### Short task
Reproduce precisely the lines of the listing below, starting with the line that contains "Reproduce this chart with Plotly." and stopping after the line that contains "import plotly.graph_objects as go"; include nothing else.

=======

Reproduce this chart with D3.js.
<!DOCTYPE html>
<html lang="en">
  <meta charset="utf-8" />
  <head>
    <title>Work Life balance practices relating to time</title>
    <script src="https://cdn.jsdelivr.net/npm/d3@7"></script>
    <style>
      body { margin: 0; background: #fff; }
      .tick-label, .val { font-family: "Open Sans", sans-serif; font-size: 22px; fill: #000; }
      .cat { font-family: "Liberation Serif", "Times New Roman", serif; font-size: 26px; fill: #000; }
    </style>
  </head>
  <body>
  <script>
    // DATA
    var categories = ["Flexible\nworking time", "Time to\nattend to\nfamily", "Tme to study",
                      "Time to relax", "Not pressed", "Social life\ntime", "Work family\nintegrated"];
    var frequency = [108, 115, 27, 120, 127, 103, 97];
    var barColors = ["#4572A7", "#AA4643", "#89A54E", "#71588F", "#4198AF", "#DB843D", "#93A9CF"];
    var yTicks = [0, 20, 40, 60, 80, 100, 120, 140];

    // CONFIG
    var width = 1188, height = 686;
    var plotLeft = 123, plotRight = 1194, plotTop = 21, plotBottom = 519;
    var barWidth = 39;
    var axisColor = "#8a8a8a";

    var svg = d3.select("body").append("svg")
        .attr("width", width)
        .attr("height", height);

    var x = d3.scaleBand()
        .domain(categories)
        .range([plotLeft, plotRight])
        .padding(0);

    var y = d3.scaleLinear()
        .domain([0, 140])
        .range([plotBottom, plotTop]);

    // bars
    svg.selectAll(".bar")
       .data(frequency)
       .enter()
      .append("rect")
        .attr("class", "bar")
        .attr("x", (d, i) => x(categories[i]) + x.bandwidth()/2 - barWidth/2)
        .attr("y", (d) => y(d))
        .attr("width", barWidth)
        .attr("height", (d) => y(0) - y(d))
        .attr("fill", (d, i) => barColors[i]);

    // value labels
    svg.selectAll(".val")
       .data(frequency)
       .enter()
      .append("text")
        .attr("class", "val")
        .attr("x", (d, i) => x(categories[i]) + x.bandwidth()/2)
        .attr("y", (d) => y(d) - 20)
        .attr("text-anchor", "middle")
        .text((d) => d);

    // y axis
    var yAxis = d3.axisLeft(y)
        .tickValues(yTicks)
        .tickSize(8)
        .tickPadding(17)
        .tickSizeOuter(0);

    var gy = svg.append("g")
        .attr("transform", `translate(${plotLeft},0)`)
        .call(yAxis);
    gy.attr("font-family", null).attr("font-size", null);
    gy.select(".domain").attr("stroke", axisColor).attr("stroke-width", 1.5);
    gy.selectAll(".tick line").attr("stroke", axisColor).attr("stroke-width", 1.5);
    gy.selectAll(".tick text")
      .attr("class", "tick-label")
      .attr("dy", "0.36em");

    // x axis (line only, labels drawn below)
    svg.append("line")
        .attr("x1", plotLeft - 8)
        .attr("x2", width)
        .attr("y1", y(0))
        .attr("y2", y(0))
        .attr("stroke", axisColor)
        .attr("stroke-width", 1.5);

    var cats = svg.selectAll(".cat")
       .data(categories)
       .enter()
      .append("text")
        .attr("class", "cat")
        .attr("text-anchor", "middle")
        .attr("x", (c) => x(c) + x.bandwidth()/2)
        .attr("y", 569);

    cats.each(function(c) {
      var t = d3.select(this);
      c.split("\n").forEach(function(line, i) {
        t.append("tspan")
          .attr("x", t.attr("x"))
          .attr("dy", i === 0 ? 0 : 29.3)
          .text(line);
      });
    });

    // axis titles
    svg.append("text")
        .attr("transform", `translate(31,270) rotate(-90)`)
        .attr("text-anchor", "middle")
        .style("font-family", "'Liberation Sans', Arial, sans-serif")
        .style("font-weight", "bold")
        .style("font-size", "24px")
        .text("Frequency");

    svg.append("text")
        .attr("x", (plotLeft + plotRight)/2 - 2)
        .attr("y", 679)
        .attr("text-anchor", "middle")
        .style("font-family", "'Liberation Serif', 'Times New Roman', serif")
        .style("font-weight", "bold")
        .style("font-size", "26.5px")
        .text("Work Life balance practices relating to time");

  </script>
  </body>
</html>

=======

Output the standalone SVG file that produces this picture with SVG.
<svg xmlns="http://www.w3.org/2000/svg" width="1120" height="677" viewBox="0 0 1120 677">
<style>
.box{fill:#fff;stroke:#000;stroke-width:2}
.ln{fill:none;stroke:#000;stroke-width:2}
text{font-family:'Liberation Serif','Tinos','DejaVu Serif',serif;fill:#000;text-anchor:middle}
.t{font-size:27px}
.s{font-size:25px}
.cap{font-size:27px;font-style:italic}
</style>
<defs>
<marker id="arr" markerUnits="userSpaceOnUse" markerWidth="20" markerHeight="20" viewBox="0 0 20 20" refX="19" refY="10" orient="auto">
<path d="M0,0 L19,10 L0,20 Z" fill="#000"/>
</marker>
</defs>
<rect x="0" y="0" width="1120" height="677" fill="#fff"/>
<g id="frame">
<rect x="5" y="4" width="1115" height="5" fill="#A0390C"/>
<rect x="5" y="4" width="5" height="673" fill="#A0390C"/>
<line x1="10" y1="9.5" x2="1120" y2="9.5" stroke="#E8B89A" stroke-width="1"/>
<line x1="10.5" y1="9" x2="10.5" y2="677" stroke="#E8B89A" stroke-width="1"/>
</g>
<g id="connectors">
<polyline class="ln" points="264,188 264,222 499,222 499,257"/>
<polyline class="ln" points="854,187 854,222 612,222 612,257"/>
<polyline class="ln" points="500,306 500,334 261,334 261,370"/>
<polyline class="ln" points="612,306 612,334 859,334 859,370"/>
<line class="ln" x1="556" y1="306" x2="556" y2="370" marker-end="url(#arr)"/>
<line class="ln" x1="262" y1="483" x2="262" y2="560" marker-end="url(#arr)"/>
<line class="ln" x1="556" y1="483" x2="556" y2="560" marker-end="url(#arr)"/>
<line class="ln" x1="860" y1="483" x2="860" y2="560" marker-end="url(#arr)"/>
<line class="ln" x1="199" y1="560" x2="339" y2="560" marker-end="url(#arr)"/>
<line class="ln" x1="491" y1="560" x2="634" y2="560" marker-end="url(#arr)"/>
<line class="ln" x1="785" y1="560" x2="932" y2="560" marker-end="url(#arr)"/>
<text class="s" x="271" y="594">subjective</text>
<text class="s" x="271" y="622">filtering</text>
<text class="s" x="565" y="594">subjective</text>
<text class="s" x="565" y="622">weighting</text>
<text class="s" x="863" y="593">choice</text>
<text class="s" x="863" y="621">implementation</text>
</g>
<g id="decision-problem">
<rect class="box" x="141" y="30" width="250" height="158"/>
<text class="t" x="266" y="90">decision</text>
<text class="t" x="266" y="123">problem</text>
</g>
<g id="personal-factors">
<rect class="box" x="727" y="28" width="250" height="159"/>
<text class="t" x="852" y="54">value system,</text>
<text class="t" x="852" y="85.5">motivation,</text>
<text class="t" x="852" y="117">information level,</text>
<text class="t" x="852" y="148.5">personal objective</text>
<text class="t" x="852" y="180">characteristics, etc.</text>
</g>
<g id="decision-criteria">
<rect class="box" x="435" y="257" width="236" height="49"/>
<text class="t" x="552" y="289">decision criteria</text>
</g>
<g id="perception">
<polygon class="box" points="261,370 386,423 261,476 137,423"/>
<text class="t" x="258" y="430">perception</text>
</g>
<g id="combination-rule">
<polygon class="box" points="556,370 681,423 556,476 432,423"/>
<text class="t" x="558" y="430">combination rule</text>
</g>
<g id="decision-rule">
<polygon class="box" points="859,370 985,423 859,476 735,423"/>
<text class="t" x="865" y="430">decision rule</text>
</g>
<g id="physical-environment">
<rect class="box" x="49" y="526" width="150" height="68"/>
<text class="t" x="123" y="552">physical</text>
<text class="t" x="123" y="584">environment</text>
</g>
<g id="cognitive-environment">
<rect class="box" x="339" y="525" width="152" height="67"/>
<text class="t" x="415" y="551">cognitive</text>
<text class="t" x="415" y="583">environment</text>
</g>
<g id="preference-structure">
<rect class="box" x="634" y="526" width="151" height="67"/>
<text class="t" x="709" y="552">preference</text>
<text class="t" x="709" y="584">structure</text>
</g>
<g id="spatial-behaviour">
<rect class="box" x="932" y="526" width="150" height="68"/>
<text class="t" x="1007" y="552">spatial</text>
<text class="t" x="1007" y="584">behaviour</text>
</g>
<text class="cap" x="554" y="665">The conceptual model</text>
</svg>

=======

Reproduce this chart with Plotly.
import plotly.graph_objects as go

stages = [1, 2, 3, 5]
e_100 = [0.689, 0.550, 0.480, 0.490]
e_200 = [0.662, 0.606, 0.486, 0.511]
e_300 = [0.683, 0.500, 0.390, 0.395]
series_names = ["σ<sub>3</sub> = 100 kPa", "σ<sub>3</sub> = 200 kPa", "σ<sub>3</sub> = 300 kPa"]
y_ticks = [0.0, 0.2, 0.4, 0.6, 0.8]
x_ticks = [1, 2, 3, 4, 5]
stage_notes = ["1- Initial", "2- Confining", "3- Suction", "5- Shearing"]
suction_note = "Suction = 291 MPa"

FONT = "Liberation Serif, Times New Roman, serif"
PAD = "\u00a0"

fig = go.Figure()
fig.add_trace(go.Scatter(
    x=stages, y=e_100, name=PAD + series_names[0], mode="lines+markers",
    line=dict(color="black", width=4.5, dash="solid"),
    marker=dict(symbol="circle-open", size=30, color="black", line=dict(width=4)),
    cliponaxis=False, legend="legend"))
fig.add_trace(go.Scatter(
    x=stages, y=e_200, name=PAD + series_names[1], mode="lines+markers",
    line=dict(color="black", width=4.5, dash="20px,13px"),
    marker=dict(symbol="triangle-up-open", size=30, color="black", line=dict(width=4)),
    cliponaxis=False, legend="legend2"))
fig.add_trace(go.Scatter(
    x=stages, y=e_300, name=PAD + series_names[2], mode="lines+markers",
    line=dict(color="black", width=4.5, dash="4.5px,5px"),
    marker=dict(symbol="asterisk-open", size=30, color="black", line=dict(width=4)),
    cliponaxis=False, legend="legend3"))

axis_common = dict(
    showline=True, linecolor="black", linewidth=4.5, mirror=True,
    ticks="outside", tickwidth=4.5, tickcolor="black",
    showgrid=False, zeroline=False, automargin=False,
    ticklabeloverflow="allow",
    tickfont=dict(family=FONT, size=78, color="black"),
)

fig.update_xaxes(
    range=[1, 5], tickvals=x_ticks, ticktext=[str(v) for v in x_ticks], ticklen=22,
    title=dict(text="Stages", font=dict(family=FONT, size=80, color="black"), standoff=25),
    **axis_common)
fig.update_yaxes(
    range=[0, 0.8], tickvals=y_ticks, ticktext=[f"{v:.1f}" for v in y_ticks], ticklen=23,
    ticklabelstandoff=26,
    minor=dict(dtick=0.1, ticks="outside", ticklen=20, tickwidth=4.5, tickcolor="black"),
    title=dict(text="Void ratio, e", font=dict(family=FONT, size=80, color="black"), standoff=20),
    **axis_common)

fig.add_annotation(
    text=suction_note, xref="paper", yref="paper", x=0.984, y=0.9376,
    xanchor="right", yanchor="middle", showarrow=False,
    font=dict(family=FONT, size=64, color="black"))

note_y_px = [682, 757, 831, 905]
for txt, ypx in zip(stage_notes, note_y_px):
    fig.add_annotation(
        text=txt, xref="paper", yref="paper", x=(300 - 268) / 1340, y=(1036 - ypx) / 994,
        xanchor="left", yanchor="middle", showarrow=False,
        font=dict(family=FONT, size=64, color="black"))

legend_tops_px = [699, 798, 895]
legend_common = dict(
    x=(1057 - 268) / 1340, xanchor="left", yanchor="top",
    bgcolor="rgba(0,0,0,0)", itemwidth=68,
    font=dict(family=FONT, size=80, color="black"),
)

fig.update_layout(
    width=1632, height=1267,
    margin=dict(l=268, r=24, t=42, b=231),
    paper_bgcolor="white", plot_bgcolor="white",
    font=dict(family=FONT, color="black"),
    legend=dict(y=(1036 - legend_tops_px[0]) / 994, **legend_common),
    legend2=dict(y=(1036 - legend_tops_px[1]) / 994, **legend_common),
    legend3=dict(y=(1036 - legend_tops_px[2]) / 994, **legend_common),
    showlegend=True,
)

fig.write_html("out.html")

=======

### Task answer
Reproduce this chart with Plotly.
import plotly.graph_objects as go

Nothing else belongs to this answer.